La vie spirituelle que propose Dieu n’est pas forcément liée à l’austérité religieuse dans laquelle, rites et prières prendraient force d’habitude en dominant les frustrations. La vie spirituelle consiste à introduire Dieu dans le quotidien de la vie, à lui offrir nos espoirs et nos peines, à lui faire partager nos frustrations pour qu’il nous aide à les dépasser, car Dieu ne se rencontre que dans le dépassement de soi.

Si la femme a oublié sa cruche c’est qu’elle a déjà dépassé l’intérêt pour la vie matérielle où elle était, si elle va chercher les villageois c’est qu’elle a dépassé les conventions sociales qui l’ont enfermée dans sa situation. Elle est désormais prête à se battre pour la vie.
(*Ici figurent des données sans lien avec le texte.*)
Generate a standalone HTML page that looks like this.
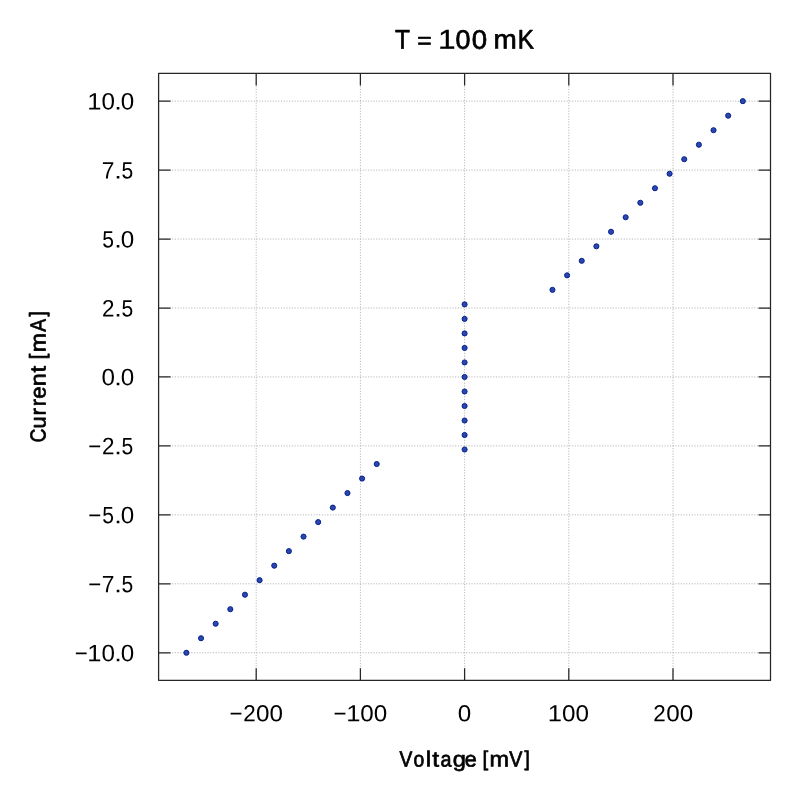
<!DOCTYPE html>
<html><head><meta charset="utf-8"><style>
html,body{margin:0;padding:0;background:#fff;}
svg{display:block;will-change:transform;}
text{font-family:"Liberation Sans",sans-serif;text-rendering:geometricPrecision;}
</style></head><body>
<svg width="800" height="801" viewBox="0 0 800 801">
<rect width="800" height="801" fill="#fff"/>
<g stroke="#acacac" stroke-width="0.9" stroke-dasharray="1.1 1.62"><line x1="158.60" y1="652.75" x2="770.50" y2="652.75"/><line x1="158.60" y1="583.80" x2="770.50" y2="583.80"/><line x1="158.60" y1="514.85" x2="770.50" y2="514.85"/><line x1="158.60" y1="445.90" x2="770.50" y2="445.90"/><line x1="158.60" y1="376.95" x2="770.50" y2="376.95"/><line x1="158.60" y1="308.00" x2="770.50" y2="308.00"/><line x1="158.60" y1="239.05" x2="770.50" y2="239.05"/><line x1="158.60" y1="170.10" x2="770.50" y2="170.10"/><line x1="158.60" y1="101.15" x2="770.50" y2="101.15"/><line x1="256.20" y1="680.25" x2="256.20" y2="73.45"/><line x1="360.40" y1="680.25" x2="360.40" y2="73.45"/><line x1="464.60" y1="680.25" x2="464.60" y2="73.45"/><line x1="568.80" y1="680.25" x2="568.80" y2="73.45"/><line x1="673.00" y1="680.25" x2="673.00" y2="73.45"/></g>
<g fill="#2b47ad" stroke="#07228f" stroke-width="1.0"><circle cx="186.39" cy="652.75" r="2.55"/><circle cx="201.03" cy="638.23" r="2.55"/><circle cx="215.67" cy="623.72" r="2.55"/><circle cx="230.31" cy="609.20" r="2.55"/><circle cx="244.96" cy="594.69" r="2.55"/><circle cx="259.60" cy="580.17" r="2.55"/><circle cx="274.24" cy="565.66" r="2.55"/><circle cx="288.89" cy="551.14" r="2.55"/><circle cx="303.53" cy="536.62" r="2.55"/><circle cx="318.17" cy="522.11" r="2.55"/><circle cx="332.81" cy="507.59" r="2.55"/><circle cx="347.46" cy="493.08" r="2.55"/><circle cx="362.10" cy="478.56" r="2.55"/><circle cx="376.74" cy="464.04" r="2.55"/><circle cx="464.60" cy="449.53" r="2.55"/><circle cx="464.60" cy="435.01" r="2.55"/><circle cx="464.60" cy="420.50" r="2.55"/><circle cx="464.60" cy="405.98" r="2.55"/><circle cx="464.60" cy="391.47" r="2.55"/><circle cx="464.60" cy="376.95" r="2.55"/><circle cx="464.60" cy="362.43" r="2.55"/><circle cx="464.60" cy="347.92" r="2.55"/><circle cx="464.60" cy="333.40" r="2.55"/><circle cx="464.60" cy="318.89" r="2.55"/><circle cx="464.60" cy="304.37" r="2.55"/><circle cx="552.46" cy="289.86" r="2.55"/><circle cx="567.10" cy="275.34" r="2.55"/><circle cx="581.74" cy="260.82" r="2.55"/><circle cx="596.39" cy="246.31" r="2.55"/><circle cx="611.03" cy="231.79" r="2.55"/><circle cx="625.67" cy="217.28" r="2.55"/><circle cx="640.31" cy="202.76" r="2.55"/><circle cx="654.96" cy="188.24" r="2.55"/><circle cx="669.60" cy="173.73" r="2.55"/><circle cx="684.24" cy="159.21" r="2.55"/><circle cx="698.89" cy="144.70" r="2.55"/><circle cx="713.53" cy="130.18" r="2.55"/><circle cx="728.17" cy="115.67" r="2.55"/><circle cx="742.81" cy="101.15" r="2.55"/></g>
<path d="M158.60,652.75h12M770.50,652.75h-12M158.60,583.80h12M770.50,583.80h-12M158.60,514.85h12M770.50,514.85h-12M158.60,445.90h12M770.50,445.90h-12M158.60,376.95h12M770.50,376.95h-12M158.60,308.00h12M770.50,308.00h-12M158.60,239.05h12M770.50,239.05h-12M158.60,170.10h12M770.50,170.10h-12M158.60,101.15h12M770.50,101.15h-12M256.20,680.25v-12M256.20,73.45v12M360.40,680.25v-12M360.40,73.45v12M464.60,680.25v-12M464.60,73.45v12M568.80,680.25v-12M568.80,73.45v12M673.00,680.25v-12M673.00,73.45v12" stroke="#262626" stroke-width="1.25" fill="none"/>
<rect x="158.60" y="73.45" width="611.90" height="606.80" fill="none" stroke="#262626" stroke-width="1.25" stroke-linejoin="round"/>
<g fill="#000" font-family="Liberation Sans" font-size="100"><text transform="translate(87.231,109.561) skewY(0.2) scale(0.25581,0.23873)">1</text><text transform="translate(101.382,109.561) skewY(0.2) scale(0.24211,0.23873)">0</text><text transform="translate(114.137,109.561) skewY(0.2) scale(0.27368,0.23873)">.</text><text transform="translate(120.682,109.561) skewY(0.2) scale(0.24211,0.23873)">0</text><text transform="translate(101.757,178.511) skewY(0.2) scale(0.22857,0.23873)">7</text><text transform="translate(114.137,178.511) skewY(0.2) scale(0.27368,0.23873)">.</text><text transform="translate(121.558,178.511) skewY(0.2) scale(0.21053,0.23873)">5</text><text transform="translate(102.258,247.461) skewY(0.2) scale(0.21053,0.23873)">5</text><text transform="translate(114.137,247.461) skewY(0.2) scale(0.27368,0.23873)">.</text><text transform="translate(120.682,247.461) skewY(0.2) scale(0.24211,0.23873)">0</text><text transform="translate(101.879,316.411) skewY(0.2) scale(0.22418,0.23873)">2</text><text transform="translate(114.137,316.411) skewY(0.2) scale(0.27368,0.23873)">.</text><text transform="translate(121.558,316.411) skewY(0.2) scale(0.21053,0.23873)">5</text><text transform="translate(101.382,385.361) skewY(0.2) scale(0.24211,0.23873)">0</text><text transform="translate(114.137,385.361) skewY(0.2) scale(0.27368,0.23873)">.</text><text transform="translate(120.682,385.361) skewY(0.2) scale(0.24211,0.23873)">0</text><text transform="translate(88.137,454.311) skewY(0.2) scale(0.22268,0.23873)">−</text><text transform="translate(101.879,454.311) skewY(0.2) scale(0.22418,0.23873)">2</text><text transform="translate(114.137,454.311) skewY(0.2) scale(0.27368,0.23873)">.</text><text transform="translate(121.558,454.311) skewY(0.2) scale(0.21053,0.23873)">5</text><text transform="translate(88.137,523.261) skewY(0.2) scale(0.22268,0.23873)">−</text><text transform="translate(102.258,523.261) skewY(0.2) scale(0.21053,0.23873)">5</text><text transform="translate(114.137,523.261) skewY(0.2) scale(0.27368,0.23873)">.</text><text transform="translate(120.682,523.261) skewY(0.2) scale(0.24211,0.23873)">0</text><text transform="translate(88.137,592.211) skewY(0.2) scale(0.22268,0.23873)">−</text><text transform="translate(101.757,592.211) skewY(0.2) scale(0.22857,0.23873)">7</text><text transform="translate(114.137,592.211) skewY(0.2) scale(0.27368,0.23873)">.</text><text transform="translate(121.558,592.211) skewY(0.2) scale(0.21053,0.23873)">5</text><text transform="translate(74.687,661.161) skewY(0.2) scale(0.22268,0.23873)">−</text><text transform="translate(87.231,661.161) skewY(0.2) scale(0.25581,0.23873)">1</text><text transform="translate(101.382,661.161) skewY(0.2) scale(0.24211,0.23873)">0</text><text transform="translate(114.137,661.161) skewY(0.2) scale(0.27368,0.23873)">.</text><text transform="translate(120.682,661.161) skewY(0.2) scale(0.24211,0.23873)">0</text><text transform="translate(229.412,721.369) skewY(0.2) scale(0.22268,0.23099)">−</text><text transform="translate(243.154,721.369) skewY(0.2) scale(0.22418,0.23099)">2</text><text transform="translate(256.107,721.369) skewY(0.2) scale(0.24211,0.23099)">0</text><text transform="translate(269.557,721.369) skewY(0.2) scale(0.24211,0.23099)">0</text><text transform="translate(333.612,721.369) skewY(0.2) scale(0.22268,0.23099)">−</text><text transform="translate(346.156,721.369) skewY(0.2) scale(0.25581,0.23099)">1</text><text transform="translate(360.307,721.369) skewY(0.2) scale(0.24211,0.23099)">0</text><text transform="translate(373.757,721.369) skewY(0.2) scale(0.24211,0.23099)">0</text><text transform="translate(457.782,721.369) skewY(0.2) scale(0.24211,0.23099)">0</text><text transform="translate(547.831,721.369) skewY(0.2) scale(0.25581,0.23099)">1</text><text transform="translate(561.982,721.369) skewY(0.2) scale(0.24211,0.23099)">0</text><text transform="translate(575.432,721.369) skewY(0.2) scale(0.24211,0.23099)">0</text><text transform="translate(653.229,721.369) skewY(0.2) scale(0.22418,0.23099)">2</text><text transform="translate(666.182,721.369) skewY(0.2) scale(0.24211,0.23099)">0</text><text transform="translate(679.632,721.369) skewY(0.2) scale(0.24211,0.23099)">0</text></g>
<g fill="#000" font-family="Liberation Sans" font-size="100"><text transform="translate(394.939,48.500) skewY(0.2) scale(0.24425,0.26884)" stroke="#000" stroke-width="2.732" stroke-linejoin="round">T</text><text transform="translate(417.213,48.228) skewY(0.2) scale(0.24742,0.22812)" stroke="#000" stroke-width="2.946" stroke-linejoin="round">=</text><text transform="translate(437.878,48.700) skewY(0.2) scale(0.31628,0.27464)" stroke="#000" stroke-width="1.018" stroke-linejoin="round">1</text><text transform="translate(455.522,48.632) skewY(0.2) scale(0.26947,0.26831)" stroke="#000" stroke-width="2.603" stroke-linejoin="round">0</text><text transform="translate(471.643,48.632) skewY(0.2) scale(0.27684,0.26831)" stroke="#000" stroke-width="2.568" stroke-linejoin="round">0</text><text transform="translate(493.535,48.500) skewY(0.2) scale(0.27929,0.26884)" stroke="#000" stroke-width="2.555" stroke-linejoin="round">m</text><text transform="translate(517.816,48.500) skewY(0.2) scale(0.24174,0.26884)" stroke="#000" stroke-width="2.746" stroke-linejoin="round">K</text><text transform="translate(399.554,766.450) skewY(0.2) scale(0.19237,0.21884)" stroke="#000" stroke-width="3.412" stroke-linejoin="round">V</text><text transform="translate(413.475,766.450) skewY(0.2) scale(0.19368,0.21884)" stroke="#000" stroke-width="3.400" stroke-linejoin="round">o</text><text transform="translate(425.761,766.450) skewY(0.2) scale(0.24444,0.21884)" stroke="#000" stroke-width="3.027" stroke-linejoin="round">l</text><text transform="translate(432.279,766.450) skewY(0.2) scale(0.24706,0.21884)" stroke="#000" stroke-width="3.010" stroke-linejoin="round">t</text><text transform="translate(440.463,766.450) skewY(0.2) scale(0.19706,0.21884)" stroke="#000" stroke-width="3.371" stroke-linejoin="round">a</text><text transform="translate(452.653,766.450) skewY(0.2) scale(0.23667,0.21884)" stroke="#000" stroke-width="3.076" stroke-linejoin="round">g</text><text transform="translate(464.627,766.450) skewY(0.2) scale(0.21613,0.21884)" stroke="#000" stroke-width="3.219" stroke-linejoin="round">e</text><text transform="translate(482.515,765.625) skewY(0.2) scale(0.20500,0.21070)" stroke="#000" stroke-width="3.368" stroke-linejoin="round">[</text><text transform="translate(489.427,766.450) skewY(0.2) scale(0.23429,0.21884)" stroke="#000" stroke-width="3.091" stroke-linejoin="round">m</text><text transform="translate(509.252,766.450) skewY(0.2) scale(0.19695,0.21884)" stroke="#000" stroke-width="3.372" stroke-linejoin="round">V</text><text transform="translate(524.460,765.625) skewY(0.2) scale(0.18974,0.21070)" stroke="#000" stroke-width="3.501" stroke-linejoin="round">]</text><text transform="translate(45.500,442.410) rotate(-90) skewY(0.2) scale(0.19206,0.21812)" stroke="#000" stroke-width="3.420" stroke-linejoin="round">C</text><text transform="translate(45.500,428.557) rotate(-90) skewY(0.2) scale(0.21647,0.21812)" stroke="#000" stroke-width="3.221" stroke-linejoin="round">u</text><text transform="translate(45.500,415.406) rotate(-90) skewY(0.2) scale(0.22400,0.21812)" stroke="#000" stroke-width="3.167" stroke-linejoin="round">r</text><text transform="translate(45.500,406.254) rotate(-90) skewY(0.2) scale(0.21600,0.21812)" stroke="#000" stroke-width="3.225" stroke-linejoin="round">r</text><text transform="translate(45.500,398.647) rotate(-90) skewY(0.2) scale(0.22151,0.21812)" stroke="#000" stroke-width="3.185" stroke-linejoin="round">e</text><text transform="translate(45.500,386.164) rotate(-90) skewY(0.2) scale(0.23294,0.21812)" stroke="#000" stroke-width="3.105" stroke-linejoin="round">n</text><text transform="translate(45.500,372.609) rotate(-90) skewY(0.2) scale(0.23922,0.21812)" stroke="#000" stroke-width="3.064" stroke-linejoin="round">t</text><text transform="translate(44.668,359.150) rotate(-90) skewY(0.2) scale(0.20000,0.21818)" stroke="#000" stroke-width="3.351" stroke-linejoin="round">[</text><text transform="translate(45.500,352.145) rotate(-90) skewY(0.2) scale(0.23000,0.21812)" stroke="#000" stroke-width="3.125" stroke-linejoin="round">m</text><text transform="translate(45.500,331.746) rotate(-90) skewY(0.2) scale(0.19242,0.21812)" stroke="#000" stroke-width="3.417" stroke-linejoin="round">A</text><text transform="translate(44.668,316.535) rotate(-90) skewY(0.2) scale(0.18462,0.21818)" stroke="#000" stroke-width="3.488" stroke-linejoin="round">]</text></g>
</svg>
</body></html>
« Venez-voir l’homme qui m’a dit tout ce que j’ai fait ! » Mais qu’a-t-elle fait la pauvrette ? Elle n’a rien fait. Elle a bien essayé de faire, mais à chaque tentative elle n’a rencontré que des échecs. Elle a compris qu’elle ne pouvait pas rester enfermée dans ses échecs. Alors que rien n’avait encore changée dans sa vie, elle a compris que tout désormais pouvait changer, et elle le fait partager aux autres, car elle se met à considérer les choses autrement. Dieu s’est révélé à elle comme le Dieu de l’ouverture et non de l’enfermement. Qu’est-ce qui a alors changé en elle ? rien et pourtant tout a changé. N’est-ce pas cela l’action du Christ en nous ? N’est-ce pas déjà cela le Royaume ?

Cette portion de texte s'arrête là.